Columna publicada en La Tercera, 06.08.2017

La resurrección de Carolina Goic -luego de una semana marcada por presiones, declaraciones inflamadas y el eterno fantasma de la traición interna- es quizás la última oportunidad que la historia le brinda a la Democracia Cristiana para darle un giro a su dilatado proceso de disolución política. La senadora por Magallanes puso todo su capital político en juego para preservar una convicción: exigir de sus candidatos al parlamento un estándar ético mínimo. Más allá de las maniobras (que no faltaron de lado y lado) es un hecho lo suficientemente llamativo como para ser destacado.

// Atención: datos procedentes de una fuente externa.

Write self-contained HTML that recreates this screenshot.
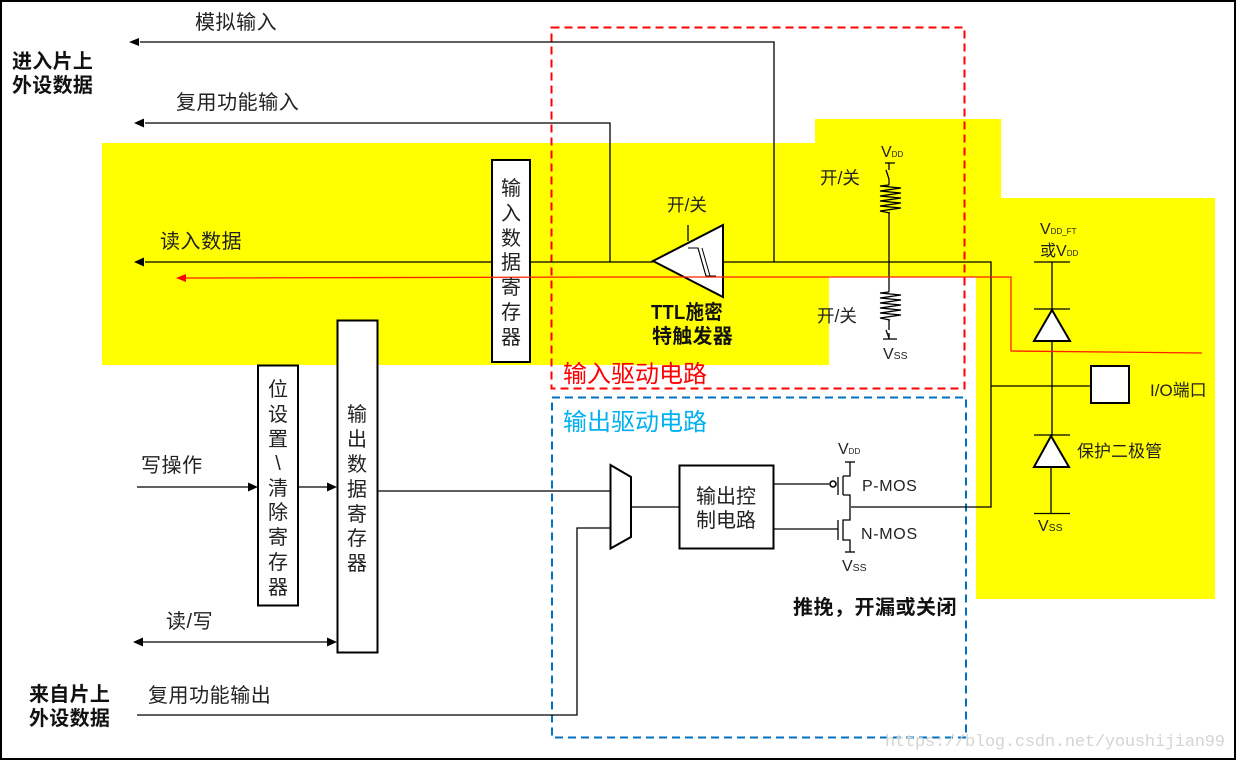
<!DOCTYPE html>
<html><head><meta charset="utf-8">
<style>
html,body{margin:0;padding:0;background:#fff}
svg{display:block}
text{font-family:"Liberation Sans","Noto Sans CJK SC",sans-serif;fill:#222;font-size:20px}
.l{letter-spacing:.55px}
.b{font-weight:bold;fill:#111;letter-spacing:.3px}
.s{font-size:17.5px}
.v{font-size:16px}
.t{font-size:8px}
.u{font-size:10.5px}
</style></head><body>
<svg width="1236" height="760" viewBox="0 0 1236 760" xmlns="http://www.w3.org/2000/svg">
<rect width="1236" height="760" fill="#fff"/>
<!-- yellow -->
<g fill="#ffff00">
<rect x="102" y="143" width="727" height="222"/>
<rect x="815" y="119" width="186" height="158"/>
<rect x="976" y="198" width="239" height="401"/>
</g>
<!-- frame -->
<rect x="1" y="1" width="1234" height="758" fill="none" stroke="#000" stroke-width="2"/>
<!-- dashed -->
<rect x="551.5" y="27.5" width="413" height="361" fill="none" stroke="#ff0000" stroke-width="2" stroke-dasharray="8 5"/>
<rect x="552" y="397.5" width="414" height="340" fill="none" stroke="#0070c0" stroke-width="2" stroke-dasharray="8 5"/>

<g fill="none" stroke="#000" stroke-width="1.3">
<!-- top lines -->
<polyline points="140,42 774,42 774,262"/>
<polyline points="145,123 610,123 610,262"/>
<line x1="145" y1="262" x2="491" y2="262"/>
<line x1="531" y1="262" x2="653" y2="262"/>
<polyline points="723,262 991,262 991,507 851,507"/>
<line x1="991" y1="386" x2="1091" y2="386"/>
<!-- pull-ups -->
<line x1="889" y1="163" x2="889" y2="170"/>
<line x1="885" y1="163" x2="895" y2="163"/>
<line x1="886" y1="170" x2="889" y2="179"/>
<line x1="889" y1="179" x2="889" y2="185"/>
<polyline points="889,185 880,186 901,188 880,191 901,193 880,196 901,198 880,201 901,203 880,206 901,208 880,211 890,213"/>
<line x1="889" y1="213" x2="889" y2="292"/>
<polyline points="889,292 880,293 901,295 880,298 901,300 880,303 901,305 880,308 901,310 880,313 901,315 880,318 890,320"/>
<line x1="889" y1="320" x2="889" y2="330"/>
<line x1="886" y1="330" x2="889" y2="338"/>
<line x1="883" y1="339" x2="897" y2="339"/>
<line x1="889" y1="333" x2="889" y2="339"/>
<!-- schmitt control -->
<line x1="688" y1="225" x2="688" y2="241"/>
<!-- diode lines -->
<line x1="1052" y1="262" x2="1052" y2="309"/>
<line x1="1052" y1="342" x2="1052" y2="436"/>
<line x1="1051" y1="468" x2="1051" y2="513"/>
<line x1="1034" y1="262" x2="1070" y2="262"/>
<line x1="1034" y1="309" x2="1070" y2="309"/>
<line x1="1034" y1="435" x2="1070" y2="435"/>
<line x1="1034" y1="513.5" x2="1070" y2="513.5"/>
<!-- output side -->
<line x1="137" y1="487" x2="250" y2="487"/>
<line x1="298" y1="487" x2="330" y2="487"/>
<line x1="140" y1="642" x2="330" y2="642"/>
<line x1="378" y1="491" x2="610" y2="491"/>
<polyline points="137,715 577,715 577,528 610,528"/>
<line x1="631" y1="507" x2="679" y2="507"/>
<line x1="774" y1="484" x2="829" y2="484"/>
<line x1="774" y1="529" x2="838" y2="529"/>
<!-- MOS -->
<line x1="838" y1="477" x2="838" y2="495"/>
<polyline points="843,476 850,476 850,462"/>
<line x1="845" y1="462" x2="855" y2="462"/>
<line x1="843" y1="476" x2="843" y2="495"/>
<polyline points="843,495 850,495 850,520 843,520 843,540 850,540 850,552"/>
<line x1="838" y1="520" x2="838" y2="540"/>
<line x1="845" y1="552" x2="855" y2="552"/>
</g>
<circle cx="833" cy="484" r="3" fill="#fff" stroke="#000" stroke-width="1.6"/>

<!-- boxes -->
<g fill="#fff" stroke="#000" stroke-width="2">
<rect x="492" y="160" width="38" height="202"/>
<rect x="258" y="365.500" width="40" height="240"/>
<rect x="337.500" y="320.500" width="40" height="332"/>
<rect x="679.500" y="465.500" width="94" height="83"/>
<rect x="1091" y="366" width="38" height="37"/>
<polygon points="610.500,465 631,477 631,537 610.500,548.500"/>
</g>
<g fill="#fff" stroke="#000" stroke-width="2">
<polygon points="653,261 723,225 723,297"/>
<polygon points="1052,310 1070,341 1034,341"/>
<polygon points="1051,436 1069,467 1034,467"/>
</g>
<g fill="none" stroke="#000" stroke-width="1">
<polyline points="688,248 698,248 706,276"/>
<polyline points="698,248 706,276 716,276"/>
<line x1="702" y1="248" x2="710" y2="276"/>
</g>

<!-- red -->
<g fill="none" stroke="#ff2000" stroke-width="1.3">
<polyline points="185,278 620,277 1011,277 1011,351 1202,353"/>
</g>
<polygon points="176,278 186,274 186,282" fill="#ff0000"/>

<!-- arrowheads -->
<g fill="#000">
<polygon points="129,42 139,38 139,46"/>
<polygon points="134,123 144,118.500 144,127.500"/>
<polygon points="134,262 144,257.500 144,266.500"/>
<polygon points="258,487 248,482.500 248,491.500"/>
<polygon points="337,487 327,482.500 327,491.500"/>
<polygon points="133,642 143,637.500 143,646.500"/>
<polygon points="337,642 327,637.500 327,646.500"/>
</g>

<!-- labels -->
<text x="195" y="29" class="l">模拟输入</text>
<text x="176" y="109" class="l">复用功能输入</text>
<text x="160" y="248" class="l">读入数据</text>
<text x="12" y="68" class="b">进入片上</text>
<text x="12" y="92" class="b">外设数据</text>
<text x="29" y="701" class="b">来自片上</text>
<text x="29" y="725" class="b">外设数据</text>
<text x="141" y="472" class="l">写操作</text>
<text x="166" y="628" class="l">读/写</text>
<text x="148" y="702" class="l">复用功能输出</text>

<g text-anchor="middle">
<text x="511" y="195">输</text><text x="511" y="220">入</text><text x="511" y="245">数</text><text x="511" y="269">据</text><text x="511" y="294">寄</text><text x="511" y="319">存</text><text x="511" y="344">器</text>
<text x="278" y="396">位</text><text x="278" y="421">设</text><text x="278" y="446">置</text><text x="278" y="470">\</text><text x="278" y="495">清</text><text x="278" y="519">除</text><text x="278" y="544">寄</text><text x="278" y="569">存</text><text x="278" y="594">器</text>
<text x="357" y="421">输</text><text x="357" y="446">出</text><text x="357" y="471">数</text><text x="357" y="496">据</text><text x="357" y="521">寄</text><text x="357" y="545">存</text><text x="357" y="570">器</text>
</g>

<text x="563" y="382" style="font-size:24px;fill:#ff0000">输入驱动电路</text>
<text x="563" y="430" style="font-size:24px;fill:#00b0f0">输出驱动电路</text>

<text x="667" y="211" class="s">开/关</text>
<text x="820" y="184" class="s">开/关</text>
<text x="817" y="322" class="s">开/关</text>
<text x="651" y="319" class="b" textLength="72" lengthAdjust="spacingAndGlyphs">TTL施密</text>
<text x="652" y="343" class="b" textLength="81" lengthAdjust="spacingAndGlyphs">特触发器</text>

<text x="881" y="157" class="v">V<tspan class="t">DD</tspan></text>
<text x="883" y="359" class="v">V<tspan class="u">SS</tspan></text>
<text x="1040" y="234" class="v">V<tspan class="t">DD_FT</tspan></text>
<text x="1040" y="256" class="v">或V<tspan class="t">DD</tspan></text>
<text x="1038" y="531" class="v">V<tspan class="u">SS</tspan></text>
<text x="1150" y="396" style="font-size:17px">I/O端口</text>
<text x="1077" y="457" style="font-size:17px">保护二极管</text>

<text x="838" y="454" class="v">V<tspan class="t">DD</tspan></text>
<text x="842" y="571" class="v">V<tspan class="u">SS</tspan></text>
<text x="862" y="491" class="v" style="letter-spacing:.6px">P-MOS</text>
<text x="861" y="539" class="v" style="letter-spacing:.7px">N-MOS</text>
<text x="696" y="503">输出控</text>
<text x="696" y="527">制电路</text>
<text x="793" y="614" class="b" style="letter-spacing:.5px">推挽，开漏或关闭</text>

<text x="885" y="746" textLength="340" style="font-family:'Liberation Mono','Liberation Serif',monospace;font-size:17px;fill:#d4d4d0">https://blog.csdn.net/youshijian99</text>
</svg>
</body></html>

Con todo, si Carolina Goic quiere tomarse en serio la situación que ella misma creó, debe asumir que este es solo el comienzo de un camino tan largo como tortuoso. La primera dificultad guarda relación con la fragilidad de su partido, cruzado por divisiones políticas y personales. En ese contexto, se hace indispensable un trabajo doctrinario de fondo, capaz de dar cuenta de los profundos desafíos que enfrenta el país (y no bastan los llamados a una moderación sin contenido). La Democracia Cristiana se inscribe en una tradición intelectual y política que tiene mucho que decirle al país actual, y resulta absurdo que lleve tantos años silenciada en función de intereses pequeños y acomodos pasajeros (y la misma Goic no ha sido ajena a ellos). Para recuperar su identidad y su peso específico, la DC debe abandonar esa extraña tentación de inclinarse sistemáticamente hacia su izquierda; tentación que, a fin de cuentas, la condena a ser estéril políticamente. Un centro vigoroso no puede, por ejemplo, tener un alianza de gobierno con el Partido Comunista sin perder buena parte de su coherencia, ni asumir acríticamente las tesis individualistas del socialismo liberal, ni menos defender programas de izquierda alegando luego no haberlos leído. Si este trabajo es realizado seriamente, no es descabellado pensar que Ricardo Rincón puede ser sólo el primero de los caídos en la batalla.

Por otro lado, la senadora -y con ella el partido- debe hacerse el firme propósito de dejar de mirar obsesivamente las encuestas, pues su proyecto sólo cobra sentido en el largo plazo. No se trata de ganar las elecciones de este año, y ni siquiera se trata de conservar la bancada parlamentaria: se trata de tener algo que decirle al país en los próximos lustros. Mientras la izquierda más dura se articula en el Frente Amplio, y el oficialismo duerme la siesta con Guillier, la Falange tiene la oportunidad de sembrar para el futuro. Para lograrlo, Carolina Goic cuenta con una ventaja: la Democracia Cristiana parece haber quemado las naves. Ya no será posible negociar por detrás su bajada, ni volver a un pacto parlamentario con la Nueva Mayoría. La Falange está condenada a enfrentar su propio destino, después de haberlo eludido durante muchos, demasiados años. Al fin y al cabo no es una mala noticia: la apuesta existencial siempre tendrá más valor que la intrascendencia gelatinosa. Aunque dé vértigo.